A further 35% of the 141 councils that responded to a survey question said their need was moderate.
The report, (Delivering Affordable Homes in a Changing World), written and researched by the Town and Country Planning Association says that a shortage in investment in “genuine affordable housing” and “deregulation of planning” is limiting the local authorities capability in delivering the homes needed.
Additionally, the report says that over the last year, 67% of English councils say the statutory homelessness levels have risen in their local area.
During this time, 57% say that rough sleeping has also risen.
The government has introduced permitted development rights with the aim of delivering more housing.
This only requires a prior approval process, not a full planning application to the local authority.
While this has created more homes, it has not allowed councils to obtain the necessary affordable housing, or help them deal with rising homelessness.
Several recommendations come alongside delivering affordable houses.
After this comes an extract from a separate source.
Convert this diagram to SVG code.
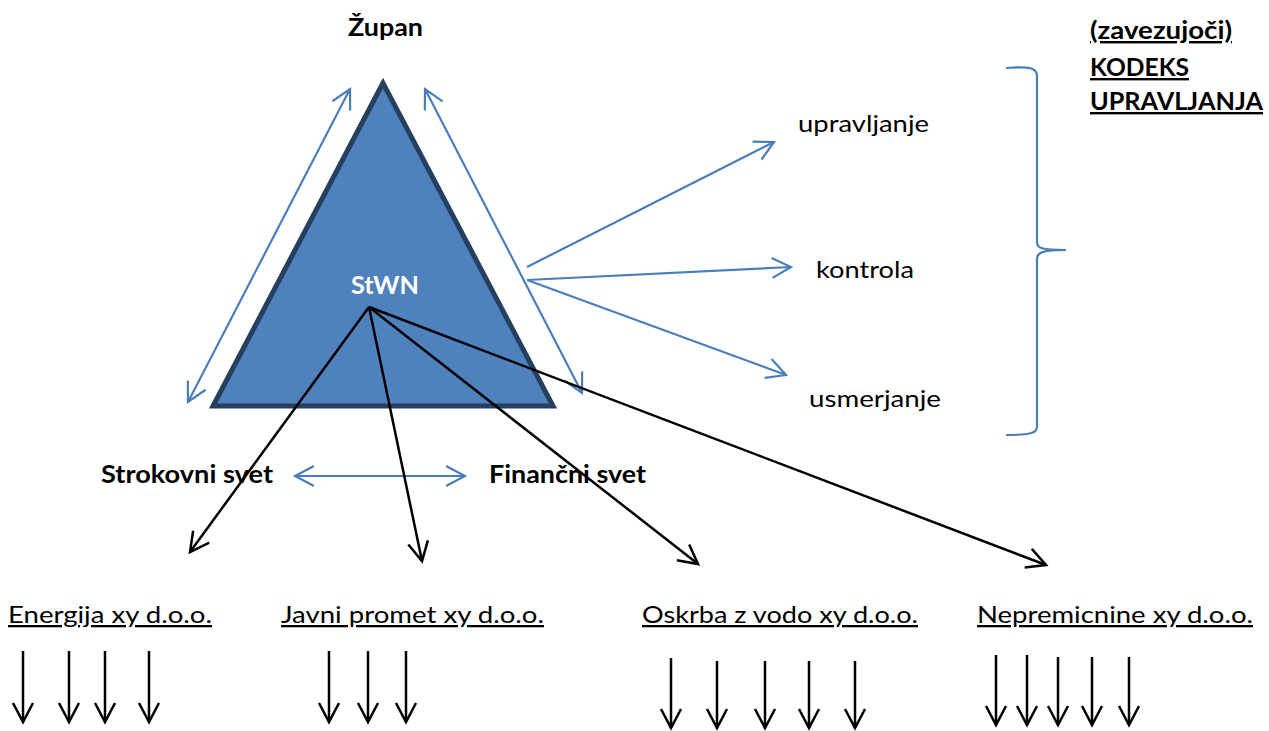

The social housing green paper should embody a change in responsibility of the central government as facilitators of social housing.
Distribution should be left in the hands of local authorities and their delivery partners.
It shouldn’t be “tinkering”.
It should be clarified by the government that right to buy rules do not apply to local authority housing companies.
Having said this, to safeguard that the long-term investment programme is not undermined, dwelling built by local authority housing companies must be able to be replaced on a “1:1 basis”.
To echo local circumstances, the government ought to “reverse the central imposition of permitted development” giving control back to local authorities.
Permitted development rights should not be granted by the government when commercial buildings are being replaced with residential dwellings.
The chief executive at APSE Paul O’Brien said:
“Decent housing in a well-planned environment provides a foundation for helping people to maximise their contribution to society, and to create areas that are economically prosperous. What our report highlights is the extent to which insecure tenancy arrangements in the private rented sector are directly contributing to the rise in homelessness. We need local councils to act as ‘market disruptors’; bringing stability and capacity to the social rented sector which in turn will help to stem these almost unprecedented rises in both statutory homelessness and rough sleeping.”
O’Brien continued to say that investment in high-quality social could save public funds.
It could lead to a reduction in poor physical and mental health outcomes;
“currently experienced by those living in an unstable private rented sector or those in temporary accommodation”.
The government should be “bold and ambitious” when dealing with the housing issues, says O’Brien.
Assisting councils in resuming to providing homes is a segment of the answer.
The capability councils have to deal with the lack of affordable housing is being “undermined by planning deregulation”, said the chief executive at the TCPA, Kate Henderson.
If it isn’t compulsory for an applicant to obtain full planning permission, councils will not able to fix a contribution to affordable housing from the developer explained Henderson, while;
“little or no thought is given to the most basic issues, such as where children can play or whether there are enough doctors’ surgeries in the area. We are calling on the government to reverse the central imposition of permitted development and give powers back to local authorities to reflect local circumstances.”